National Roundup: What's happening outside the Beltway.

-- Florida: A Leon County circuit court judge on Thursday ruled Florida's new Congressional district map violates the state's Fair District amendment, thanks to the concerted efforts of Republican operatives. The ruling invalidates the entire 27-district map, though Judge Terry Lewis ruled that only two districts must be redrawn. Rep. Corrine Brown's (D) Jacksonville-to-Orlando 5th District and Rep. Dan Webster's (R) Orlando-area 10th District violate the standards. (Miami Herald) It's unlikely the ruling will change anything for this fall, given the approximately 1,000 appeals likely to be filed.

-- Ohio: The state Constitutional Modernization Commission is likely to take up a proposal to recommend a bipartisan redistricting commission to redraw both Congressional and legislative maps, similar to a plan passed by the Republican-controlled state Senate in 2012. (Columbus Dispatch) Any proposed amendments have to pass the legislature by three-fifths majorities. Then voters get to weigh in on the next Election Day.
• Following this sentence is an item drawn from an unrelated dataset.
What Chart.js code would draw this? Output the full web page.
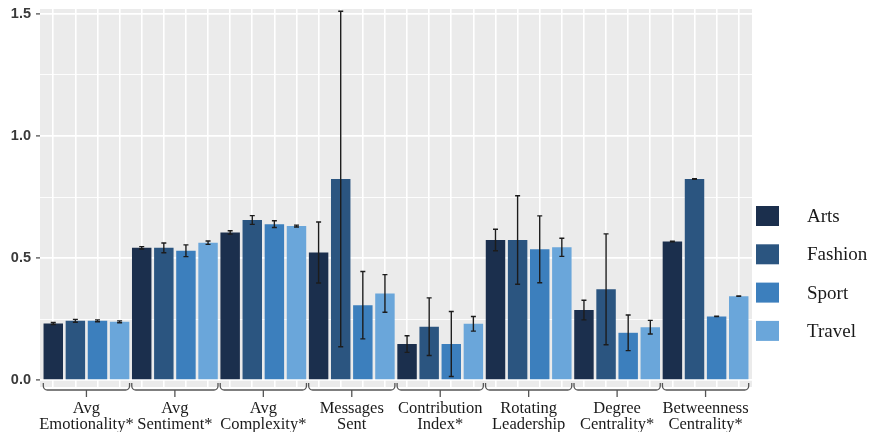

-- Virginia: The Commonwealth ended the fiscal year with revenue falling $439 million short of expectations. Revenue collections dropped 1.6 percent for the fiscal year that ended June 30, the first time Virginia's revenues have fallen outside of a national downturn. Budget analysts attributed the decline to a one-time spike in capital gains tax collections mistaken for a long-term trend. (Washington Post) Seriously, Jerry Brown has been warning anyone who'll listen about the capital gains spike for three years.

-- Wisconsin: Gov. Scott Walker (R) and Attorney General J.B. Van Hollen (R) said they will appeal last month's U.S. District Court decision to strike down the state's ban on same-sex marriage. Wisconsin will appeal to the 7th Circuit Court of Appeals in Chicago, which is already hearing an appeal on a similar decision striking down Indiana's ban. (Milwaukee Journal Sentinel)
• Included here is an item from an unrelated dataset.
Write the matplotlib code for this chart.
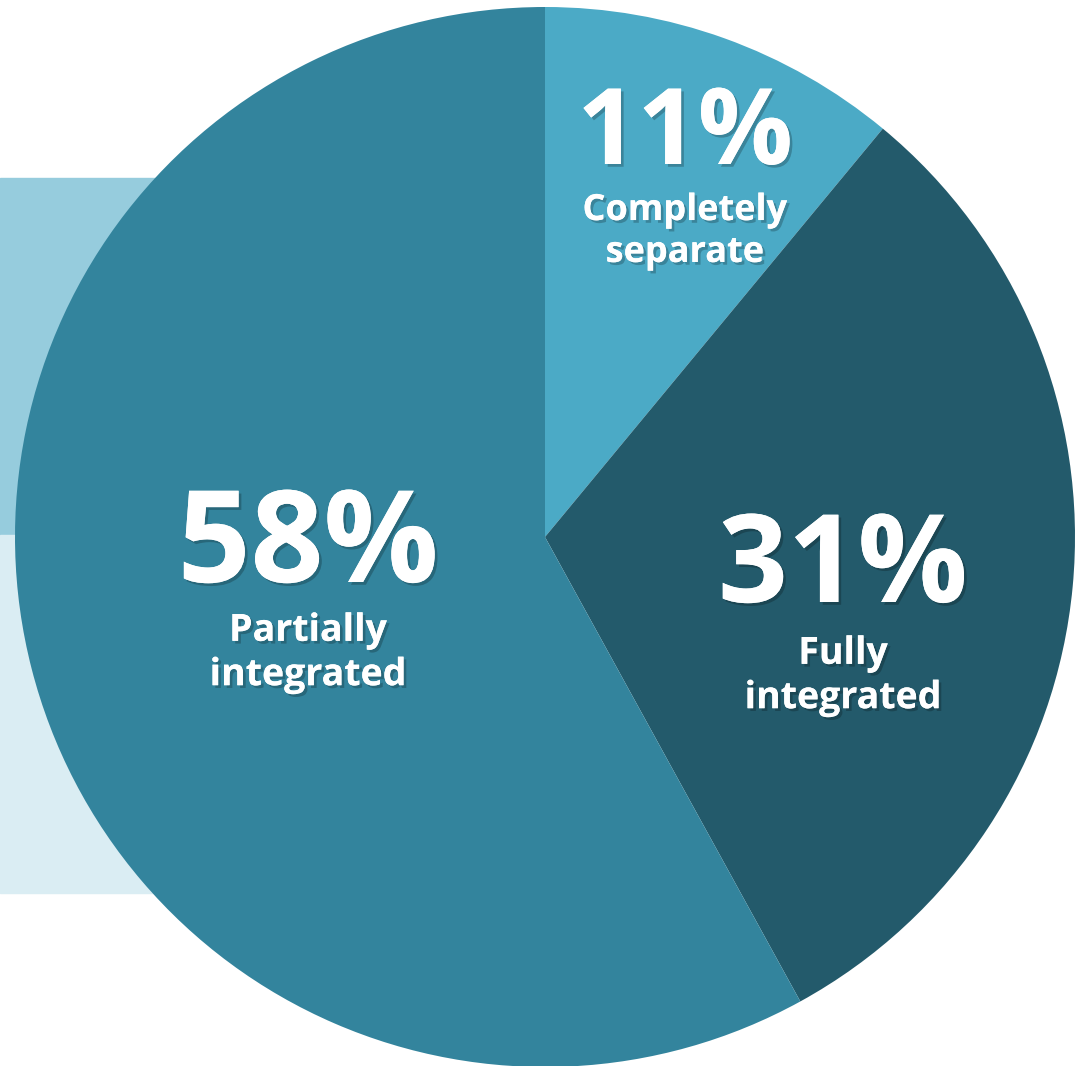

-- Michigan: Almost 70,000 creditors owed money by the city of Detroit must vote by today on a restructuring plan that would allow the city to severely reduce its $18 billion in liabilities and emerge from Chapter 9 bankruptcy. Eligible voters include 32,000 pensioners; the restructuring plan is likely to pass, though results don't have to be released until July 21. (Detroit Free Press)

-- West Virginia: For the first time in more than 80 years, fewer than half of registered voters in West Virginia are Democrats. The Secretary of State's office said as of June 30 there are 612,288 registered Democrats among the state's 1,226,745 voters -- 49.9 percent. (NPR) Registration is a lagging indicator in states like Kentucky, West Virginia, even Mississippi. But those numbers should worry local Democrats, who still get elected to county and state offices.

-- One of our loyal readers asked us how many state legislative seats are up for grabs this year. The answer: Of 7,383 total state legislative seats in the U.S., voters will decide on 6,049 of them on Nov. 4. Seats in 46 states are up; only Louisiana, Mississippi, New Jersey and Virginia won't elect new legislators this year. Those states hold legislative elections in odd-numbered years. Full breakdown, with maps and charts, here.

DC Digest: What's on tap today in DC.

-- President Obama will meet with company executives and small business suppliers to talk economy. There will be a photospray at the top of the meeting, in the Eisenhower Executive Office Building.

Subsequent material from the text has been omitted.